Les scènes d'interrogatoire sont entrecoupées d'autres qui nous montrent l'enlèvement, le parcours des trois enfants (ils ont marché plusieurs kilomètres durant la journée) et, finalement, le meurtre. Un supplice...

Maintenant que j'ai vu le film, je comprends la réaction des parents de James Bulger, Denise Fergus et Ralph Bulger. Personne ne leur a demandé la permission de s'emparer de cette chose qui a brisé leur vie à tout jamais, et paf! On rouvre toute grande leur plaie pour la projeter sur un écran géant.

Vous me direz que ce n'est pas la première fois que le drame de certaines personnes, célèbres ou pas, nourrit l'art et les médias. Cette horreur, à force de la côtoyer, on finit par croire qu'elle appartient à tout le monde et qu'elle doit être montrée. Avez-vous tenté d'imaginer le nombre de fois où Jackie Kennedy a vu, bien malgré elle, la tête de son mari éclater dans la limousine qui déambulait dans les rues de Dallas?

Cette horreur-là, qui s'infiltre dans nos vies, on se la passe au ralenti pour mieux la sentir, pour mieux se gargariser des moindres détails. Et quand on ne dispose pas d'images de cette horreur, on les fabrique. On les crée sans se poser de questions, sans se préoccuper du mal qu'on fera en les montrant. On braque ça sous les yeux des gens au nom de la liberté d'expression.

Je ne sais pas si Detainment remportera l'Oscar du meilleur court métrage le 24 février.
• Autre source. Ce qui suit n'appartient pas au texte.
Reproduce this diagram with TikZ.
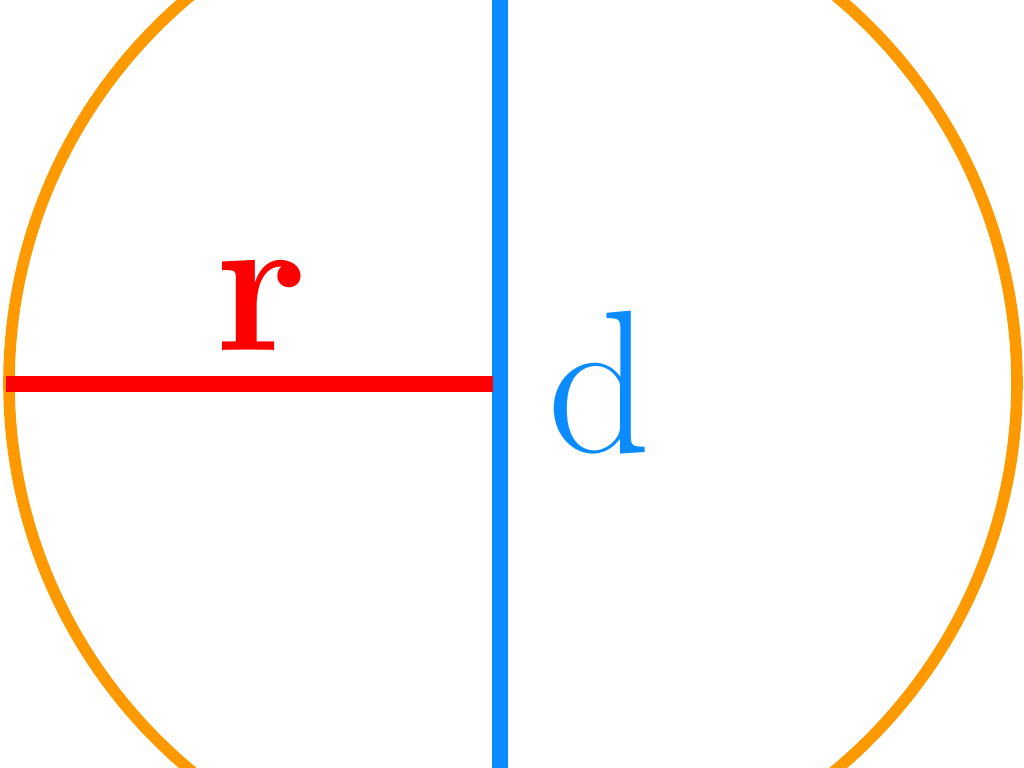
\documentclass[tikz,border=0pt]{standalone}
\usetikzlibrary{positioning}
\definecolor{ringorange}{HTML}{FF9900}
\definecolor{diamblue}{HTML}{0A8CFF}
\definecolor{radred}{HTML}{FF0000}

\begin{document}
\begin{tikzpicture}[line width=10pt]
  \useasboundingbox (0,0) rectangle (10.24,7.68);
  \clip (0,0) rectangle (10.24,7.68);

  % circle
  \coordinate (ctr) at (5.13,3.85);
  \draw[ringorange, line width=3.3pt] (ctr) circle (5.04);

  % diameter, vertical, running off the page
  \coordinate (dtop) at (5.00,7.9);
  \coordinate (dbot) at (5.00,-0.2);
  \draw[diamblue, line width=4.6pt] (dtop) -- (dbot);

  % radius from left edge to the diameter
  \coordinate (rleft) at (0.06,3.84);
  \coordinate (rend) at (4.93,3.84);
  \draw[radred, line width=4.4pt] (rleft) -- (rend);

  % labels
  \node[radred, font=\fontsize{57}{57}\selectfont\bfseries] (rlab) at (2.62,4.63) {r};
  \node[diamblue, font=\fontsize{58}{58}\selectfont] (dlab) at (6.00,3.85) {d};
\end{tikzpicture}
\end{document}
Au-delà du sentiment qu'il procure d'exploiter sans scrupule la douleur humaine, le film est quand même bien réalisé, bien mené. De plus, l'interprétation d'Ely Solan, dans le rôle de Jon Venables, est absolument renversante. La compétition dans cette catégorie est très forte. Mais disons que si le prix va à l'un des deux films québécois (Marguerite de Marianne Farley ou Fauve de Jeremy Comte), la victoire ne sera que plus grande.